Lockheed Martin shareholders will have the opportunity to vote on an identical proposal. The board’s rationale for shareholders voting against it is that the company published a human rights report in 2021 and “such a report would impose impracticable requirements on our operations and would interfere with our ability to serve our primary customers, the U.S. government and its allies.” The board doesn’t explain why a report on human rights would interfere with serving the United States government. In 2018, 70 percent of Lockheed Martin’s revenue came from the US government alone.

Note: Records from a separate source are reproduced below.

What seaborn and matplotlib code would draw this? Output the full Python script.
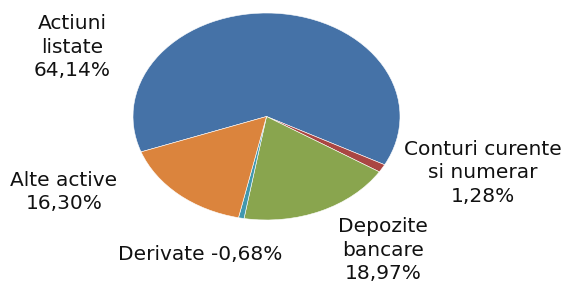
import matplotlib
matplotlib.use("Agg")
import matplotlib.pyplot as plt
import seaborn as sns

# Portfolio structure (values as printed on the chart)
categories = ["Actiuni listate", "Conturi curente si numerar", "Depozite bancare",
              "Derivate", "Alte active"]
shares = [64.14, 1.28, 18.97, -0.68, 16.30]
label_texts = ["Actiuni\nlistate\n64,14%", "Conturi curente\nsi numerar\n1,28%",
               "Depozite\nbancare\n18,97%", "Derivate -0,68%", "Alte active\n16,30%"]
colors = ["#4572A7", "#AA4643", "#89A54E", "#4198AF", "#DB843D"]

# label anchor points in pixels (x, y from top)
label_pos = [(72, 47), (483, 173), (383, 250), (200, 254), (64, 192)]

sns.set_theme(style="white")
plt.rcParams["font.family"] = ["DejaVu Sans"]

W, H = 567, 285
fig = plt.figure(figsize=(W / 100, H / 100), dpi=100)

# ellipse bounds of the flattened pie, in pixels
left, right, top, bottom = 133, 400, 13, 220
ax = fig.add_axes([left / W, 1 - bottom / H, (right - left) / W, (bottom - top) / H])

# Excel pie uses absolute values for negative entries
ax.pie([abs(v) for v in shares], colors=colors, startangle=200, counterclock=False,
       wedgeprops=dict(linewidth=0.4, edgecolor="white"))
ax.set_aspect("auto")
ax.set_xlim(-1, 1)
ax.set_ylim(-1, 1)
ax.axis("off")

for txt, (px, py) in zip(label_texts, label_pos):
    fig.text(px / W, 1 - py / H, txt, ha="center", va="center", multialignment="center",
             fontsize=14.5, color="#111111", linespacing=1.3)

fig.savefig("out.png", dpi=100)
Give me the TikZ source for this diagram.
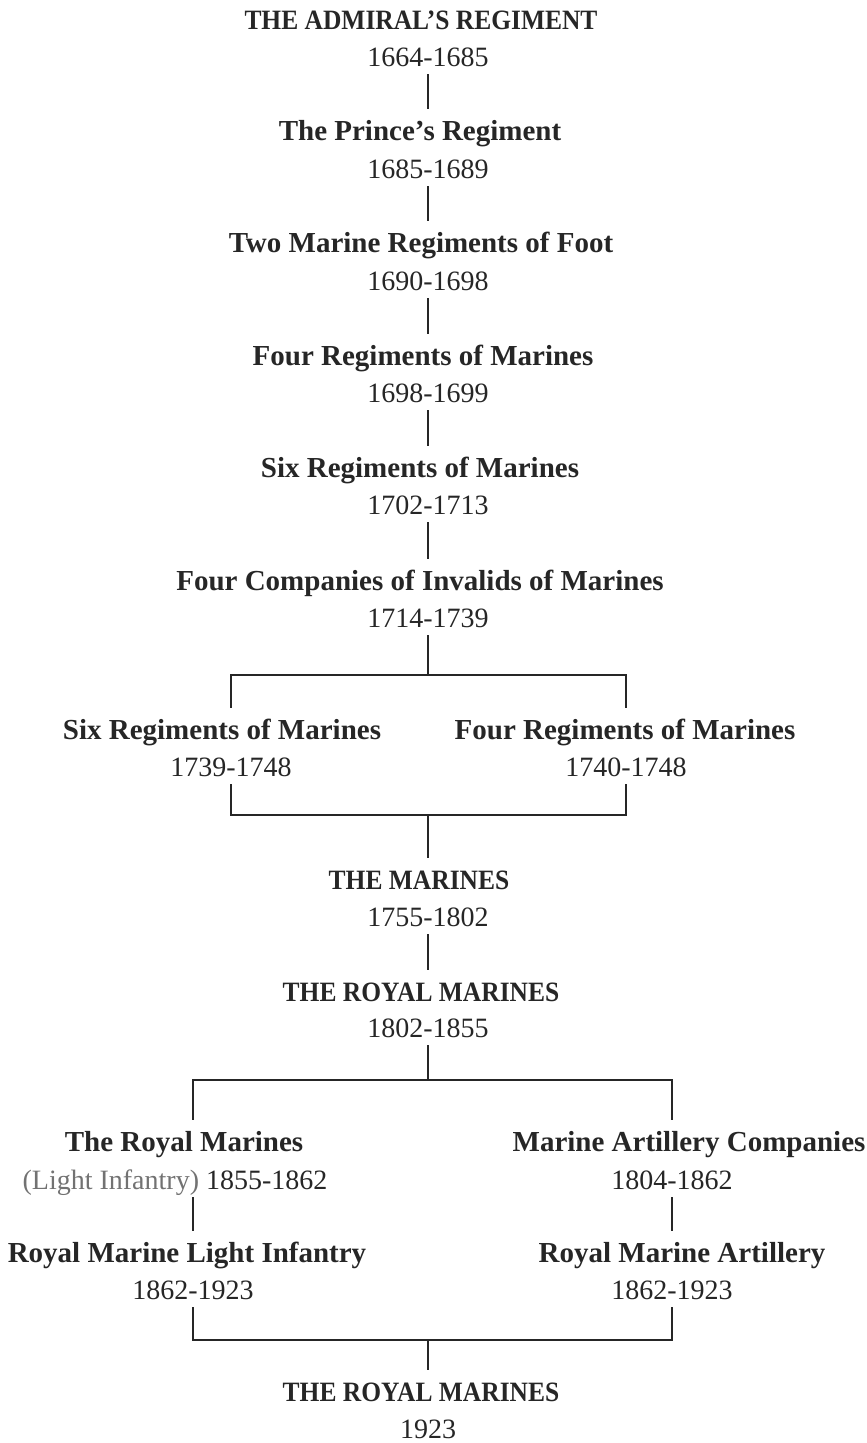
\documentclass[tikz,border=0pt]{standalone}
\usepackage{fontspec}
\setmainfont{Liberation Serif}
\newfontfamily\narrowserif[FakeStretch=0.91]{Liberation Serif}
\usetikzlibrary{positioning}
\definecolor{ink}{HTML}{262626}

\begin{document}
\begin{tikzpicture}[x=1pt, y=-1pt,
    unit/.style={font=\bfseries\fontsize{29}{31}\selectfont, text=ink,
      inner xsep=0pt, inner ysep=12.5pt, text height=19pt, anchor=base},
    title/.style={unit, font=\narrowserif\bfseries\fontsize{28}{30}\selectfont},
    years/.style={font=\fontsize{28}{30}\selectfont, text=ink,
      inner xsep=0pt, inner ysep=7.5pt, text height=19pt, text depth=0pt, anchor=base},
    link/.style={draw=ink, line width=2.8pt}]
    \useasboundingbox (0,0) rectangle (867,1443);

    % Main line, 1664-1739
    \node[title] (adm)    at (421,29.5)  {THE ADMIRAL’S REGIMENT};
    \node[years] (admY)   at (428,66.5)  {1664-1685};
    \node[unit]  (prince) at (420,140.5) {The Prince’s Regiment};
    \node[years] (princeY) at (428,178.5) {1685-1689};
    \node[unit]  (two)    at (421,252.5) {Two Marine Regiments of Foot};
    \node[years] (twoY)   at (428,290.5) {1690-1698};
    \node[unit]  (four)   at (423,365.5) {Four Regiments of Marines};
    \node[years] (fourY)  at (428,402.5) {1698-1699};
    \node[unit]  (six)    at (420,477.5) {Six Regiments of Marines};
    \node[years] (sixY)   at (428,514.5) {1702-1713};
    \node[unit]  (inval)  at (420,590.5) {Four Companies of Invalids of Marines};
    \node[years] (invalY) at (428,627.5) {1714-1739};

    \foreach \a/\b in {admY/prince, princeY/two, twoY/four, fourY/six, sixY/inval}
      \draw[link] (\a.south) -- (\a.south |- \b.north);

    % Split 1739-1748
    \node[unit]  (sixL)   at (222,739.5) {Six Regiments of Marines};
    \node[years] (sixLY)  at (231,776.5) {1739-1748};
    \node[unit]  (fourR)  at (625,739.5) {Four Regiments of Marines};
    \node[years] (fourRY) at (626,776.5) {1740-1748};

    \coordinate (split) at (428,675);
    \coordinate (join)  at (428,815);
    \draw[link] (invalY.south) -- (split);
    \draw[link] (sixLY |- sixL.north) |- (split) -| (fourRY |- fourR.north);
    \draw[link] (sixLY.south) |- (join) -| (fourRY.south);

    % The Marines
    \node[title] (mar)    at (419,889.5)  {THE MARINES};
    \node[years] (marY)   at (428,926.5)  {1755-1802};
    \node[title] (royal)  at (421,1001.5) {THE ROYAL MARINES};
    \node[years] (royalY) at (428,1037.5) {1802-1855};
    \draw[link] (join) -- (join |- mar.north);
    \draw[link] (marY.south) -- (marY.south |- royal.north);

    % Split 1855-1923
    \node[unit]  (li)     at (184,1151.5) {The Royal Marines};
    \node[years] (liY)    at (175,1189.5) {{\color{ink!65}(Light Infantry)} 1855-1862};
    \node[unit]  (art)    at (689,1151.5) {Marine Artillery Companies};
    \node[years] (artY)   at (672,1189.5) {1804-1862};
    \node[unit]  (rmli)   at (187,1262.5) {Royal Marine Light Infantry};
    \node[years] (rmliY)  at (193,1299.5) {1862-1923};
    \node[unit]  (rma)    at (682,1262.5) {Royal Marine Artillery};
    \node[years] (rmaY)   at (672,1299.5) {1862-1923};

    \coordinate (split2) at (428,1080);
    \coordinate (join2)  at (428,1340);
    \draw[link] (royalY.south) -- (split2);
    \draw[link] (rmliY |- li.north) |- (split2) -| (rmaY |- art.north);
    \draw[link] (rmliY |- liY.south) -- (rmliY |- rmli.north);
    \draw[link] (artY.south) -- (artY.south |- rma.north);
    \draw[link] (rmliY.south) |- (join2) -| (rmaY.south);

    % The Royal Marines, 1923
    \node[title] (rm)     at (421,1401.5) {THE ROYAL MARINES};
    \node[years] (rmY)    at (428,1438)   {1923};
    \draw[link] (join2) -- (join2 |- rm.north);
\end{tikzpicture}
\end{document}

To strengthen its argument, Lockheed Martin’s board notes that many of the products it sells are already subject to oversight by the executive and legislative branches, which are tasked with preventing unauthorized use of weaponry. Lockheed Martin has no direct control over the failure of end-use monitoring of weaponry, but in reality weapons sold from the United States end up being hard to track once they are shipped. The form used in the initial stages of end-use monitoring by the United States government, DSP-83, does not specify which branch of a given military will use the weapons. For example, the applicant, or “end-user,” may be listed as the “Armed Forces of Saudi Arabia,” within which are several different units. Bad end-use monitoring leads to insufficient human rights data regarding weapons manufactured by US companies.
Arguments made by the boards of Lockheed Martin and General Dynamics are suggesting that paying more attention to the human rights violations carried out with their products would (1) tank stock prices for their company and (2) discredit the human rights reputation of the United States. But what they’re really asking is for shareholders to give them permission to keep ignoring the real-world consequences of the products they make and sell.
Likewise, Boeing’s shareholders were asked to vote against a proposal for Boeing to provide more transparency on its lobbying activities. The board made similar arguments to Lockheed Martin’s against human rights reports — that additional lobbying reports are unnecessary and would harm shareholders.
Lindsay Koshgarian of the National Priorities Project reported that the average taxpayer “contributed about $2,000 to the military last year.” About 45 percent of that went to corporations like Lockheed Martin, General Dynamics, Raytheon, Northrop Grumman, Boeing, and others. Lockheed Martin alone received a payout from American taxpayers last year totaling about $75 billion.
A huge portion of the US budget goes directly to weapons manufacturers, making every American who pays their taxes an involuntary stakeholder in these companies. Perhaps if human rights and lobbying reporting would harm some of the world’s biggest corporations, it is time to demand our tax dollars be invested somewhere else.